■ Supplied entries ■

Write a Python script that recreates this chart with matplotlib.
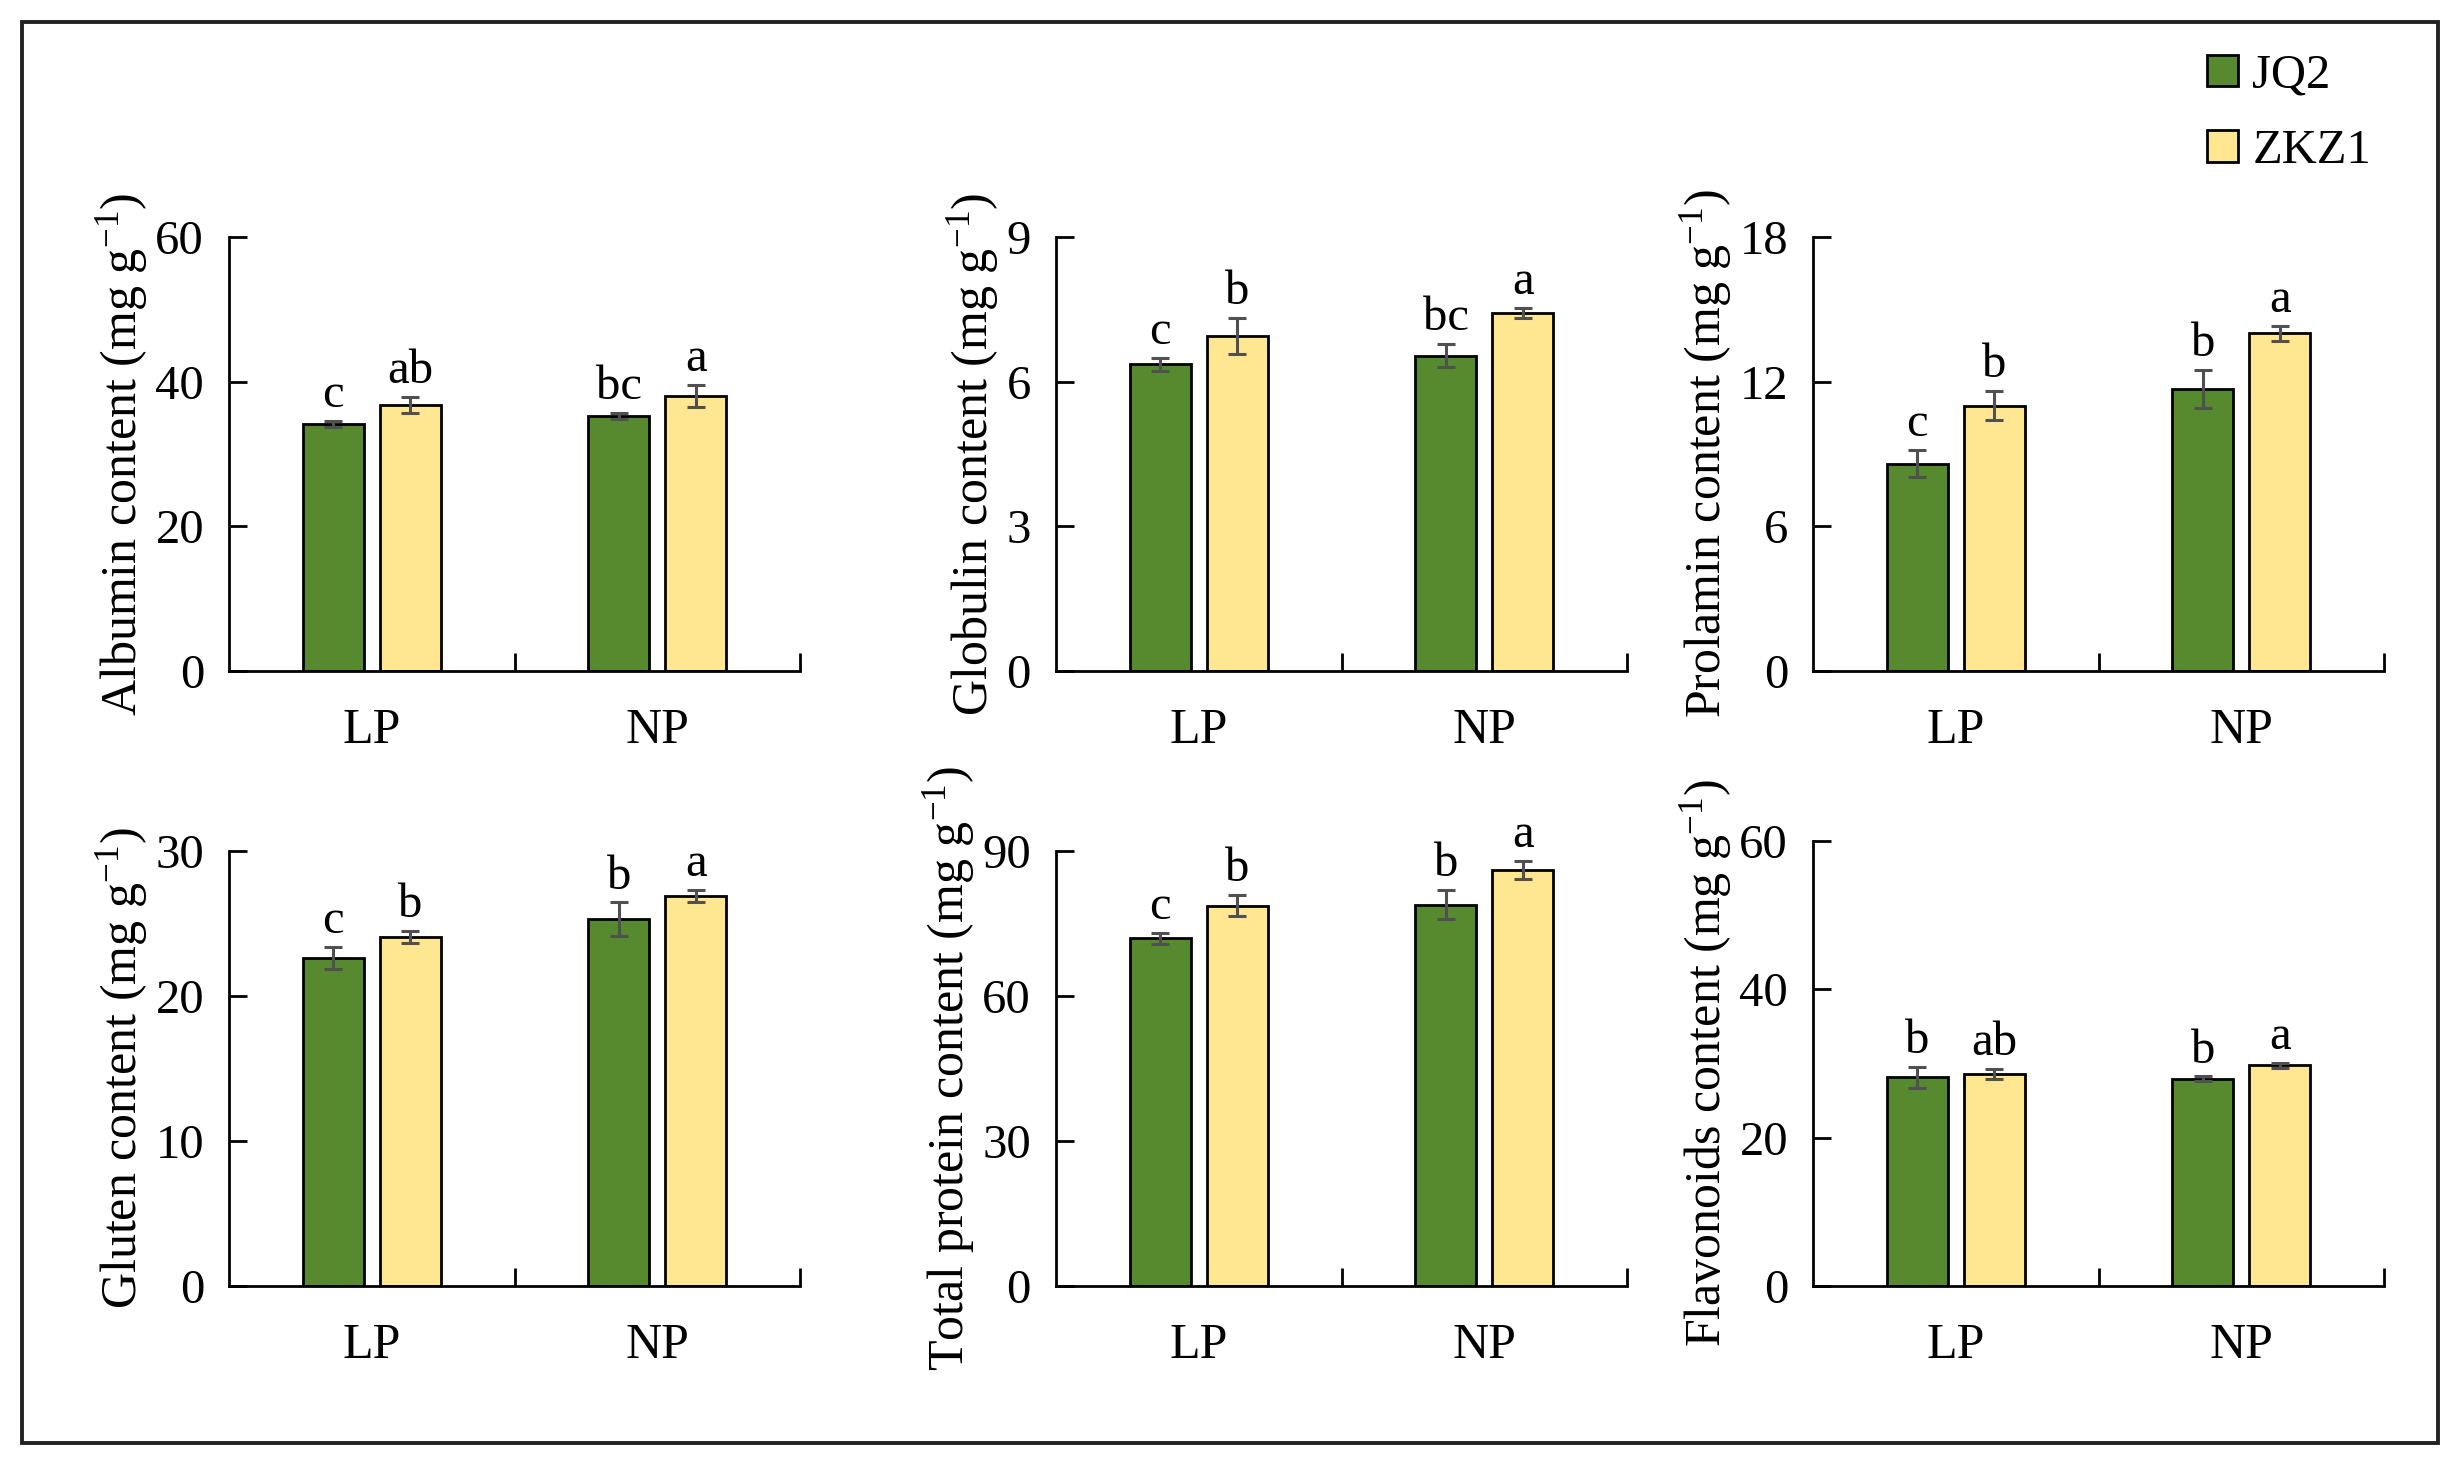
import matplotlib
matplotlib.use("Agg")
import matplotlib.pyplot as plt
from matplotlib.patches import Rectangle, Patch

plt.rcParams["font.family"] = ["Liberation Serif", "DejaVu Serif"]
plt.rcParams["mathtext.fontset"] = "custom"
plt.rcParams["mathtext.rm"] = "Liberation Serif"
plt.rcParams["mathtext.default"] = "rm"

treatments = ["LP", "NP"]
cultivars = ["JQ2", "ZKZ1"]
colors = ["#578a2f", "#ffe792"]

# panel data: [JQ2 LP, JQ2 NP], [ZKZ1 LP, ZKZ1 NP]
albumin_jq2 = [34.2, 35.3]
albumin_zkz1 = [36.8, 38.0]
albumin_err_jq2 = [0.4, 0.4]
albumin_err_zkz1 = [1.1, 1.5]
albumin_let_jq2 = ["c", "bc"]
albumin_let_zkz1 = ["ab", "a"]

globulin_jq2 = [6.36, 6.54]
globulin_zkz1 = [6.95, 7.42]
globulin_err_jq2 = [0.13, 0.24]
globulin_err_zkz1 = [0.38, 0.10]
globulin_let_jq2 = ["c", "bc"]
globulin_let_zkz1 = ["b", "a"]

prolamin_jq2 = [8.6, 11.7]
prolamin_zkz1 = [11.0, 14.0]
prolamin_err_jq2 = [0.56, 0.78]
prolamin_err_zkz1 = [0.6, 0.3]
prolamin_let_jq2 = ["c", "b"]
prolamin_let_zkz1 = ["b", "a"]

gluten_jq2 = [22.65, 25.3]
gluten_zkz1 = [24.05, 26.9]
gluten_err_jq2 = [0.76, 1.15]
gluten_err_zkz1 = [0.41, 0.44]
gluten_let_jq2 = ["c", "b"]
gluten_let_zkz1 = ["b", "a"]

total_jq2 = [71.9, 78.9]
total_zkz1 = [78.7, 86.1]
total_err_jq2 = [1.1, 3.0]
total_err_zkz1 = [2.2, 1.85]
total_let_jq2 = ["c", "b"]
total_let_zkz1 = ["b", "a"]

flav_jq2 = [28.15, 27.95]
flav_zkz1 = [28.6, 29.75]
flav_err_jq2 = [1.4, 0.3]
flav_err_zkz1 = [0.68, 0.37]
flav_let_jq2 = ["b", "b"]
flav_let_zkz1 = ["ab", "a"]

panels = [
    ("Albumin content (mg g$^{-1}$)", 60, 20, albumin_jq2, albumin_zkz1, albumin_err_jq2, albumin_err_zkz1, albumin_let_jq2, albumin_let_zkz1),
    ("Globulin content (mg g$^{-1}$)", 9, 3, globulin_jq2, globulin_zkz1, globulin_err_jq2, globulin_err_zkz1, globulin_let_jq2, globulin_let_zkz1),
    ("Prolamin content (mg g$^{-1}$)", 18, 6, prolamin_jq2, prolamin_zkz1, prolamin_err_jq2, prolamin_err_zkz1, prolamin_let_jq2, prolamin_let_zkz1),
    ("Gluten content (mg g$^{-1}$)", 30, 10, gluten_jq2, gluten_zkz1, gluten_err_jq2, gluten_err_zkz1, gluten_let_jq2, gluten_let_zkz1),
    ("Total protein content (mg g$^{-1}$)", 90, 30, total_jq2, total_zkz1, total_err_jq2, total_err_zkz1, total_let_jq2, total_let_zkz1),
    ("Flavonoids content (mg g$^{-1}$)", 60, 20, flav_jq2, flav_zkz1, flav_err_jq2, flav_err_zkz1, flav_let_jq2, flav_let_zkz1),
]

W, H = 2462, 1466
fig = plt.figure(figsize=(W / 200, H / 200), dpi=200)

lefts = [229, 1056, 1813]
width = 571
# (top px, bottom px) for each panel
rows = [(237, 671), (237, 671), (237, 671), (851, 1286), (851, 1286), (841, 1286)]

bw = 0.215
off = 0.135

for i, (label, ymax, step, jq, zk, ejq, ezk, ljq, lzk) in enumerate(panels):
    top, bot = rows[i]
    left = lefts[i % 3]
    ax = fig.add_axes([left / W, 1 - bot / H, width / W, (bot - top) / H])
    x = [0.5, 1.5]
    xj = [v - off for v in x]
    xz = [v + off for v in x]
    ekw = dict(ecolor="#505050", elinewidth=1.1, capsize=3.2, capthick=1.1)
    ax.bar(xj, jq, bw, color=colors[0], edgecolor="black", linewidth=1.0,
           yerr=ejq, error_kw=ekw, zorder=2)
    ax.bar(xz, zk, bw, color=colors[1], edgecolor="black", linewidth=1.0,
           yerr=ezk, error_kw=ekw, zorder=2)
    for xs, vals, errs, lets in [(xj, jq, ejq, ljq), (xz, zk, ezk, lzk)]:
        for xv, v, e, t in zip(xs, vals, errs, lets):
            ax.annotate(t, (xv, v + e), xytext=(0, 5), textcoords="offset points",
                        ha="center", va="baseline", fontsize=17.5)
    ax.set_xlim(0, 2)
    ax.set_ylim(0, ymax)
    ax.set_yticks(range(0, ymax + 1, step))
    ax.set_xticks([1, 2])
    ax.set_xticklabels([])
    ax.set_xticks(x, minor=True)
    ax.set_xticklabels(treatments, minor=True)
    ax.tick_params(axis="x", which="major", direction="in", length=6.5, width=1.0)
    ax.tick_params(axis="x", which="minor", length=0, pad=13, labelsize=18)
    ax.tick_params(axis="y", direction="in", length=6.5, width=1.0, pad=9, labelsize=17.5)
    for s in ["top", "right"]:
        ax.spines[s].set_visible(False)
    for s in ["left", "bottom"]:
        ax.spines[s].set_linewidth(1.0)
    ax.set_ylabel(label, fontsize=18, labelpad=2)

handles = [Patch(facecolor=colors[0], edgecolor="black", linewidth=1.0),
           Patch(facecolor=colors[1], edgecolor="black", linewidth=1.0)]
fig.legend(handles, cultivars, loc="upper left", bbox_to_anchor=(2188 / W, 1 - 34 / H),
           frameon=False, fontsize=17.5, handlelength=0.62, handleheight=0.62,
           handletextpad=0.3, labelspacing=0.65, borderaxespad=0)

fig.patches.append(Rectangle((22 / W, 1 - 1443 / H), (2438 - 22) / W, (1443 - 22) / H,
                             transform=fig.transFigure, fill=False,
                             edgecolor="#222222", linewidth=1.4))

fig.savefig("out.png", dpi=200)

* * *

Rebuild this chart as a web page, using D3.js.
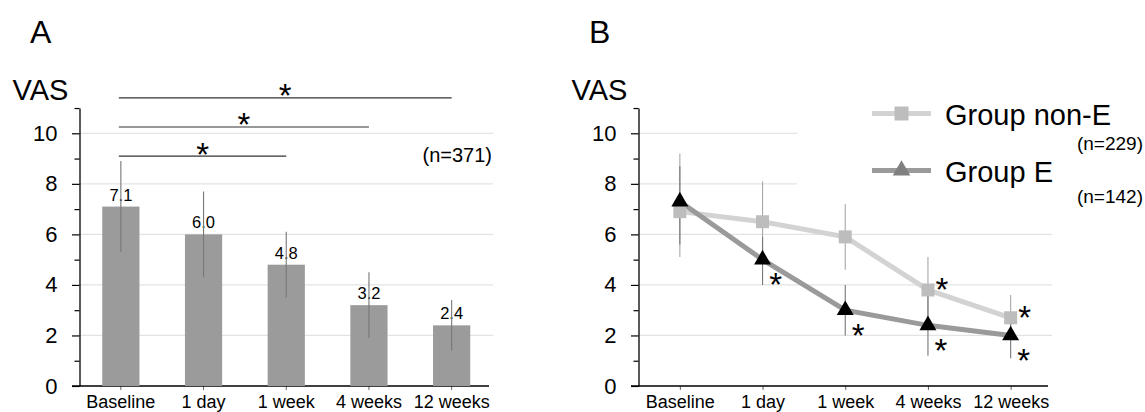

...

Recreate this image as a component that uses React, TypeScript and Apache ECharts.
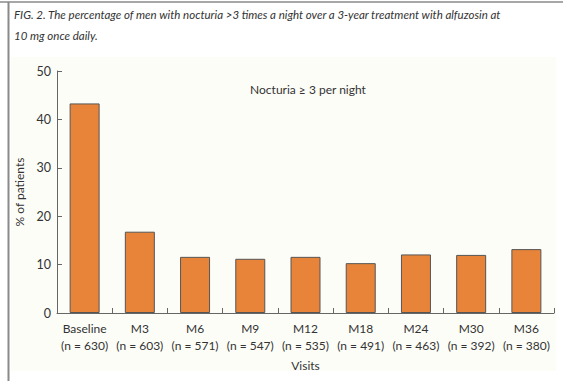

■ What is needed ■
Tally the lines in the listing that hold "matplotlib" and report the number alone.

■ Exercise result ■
5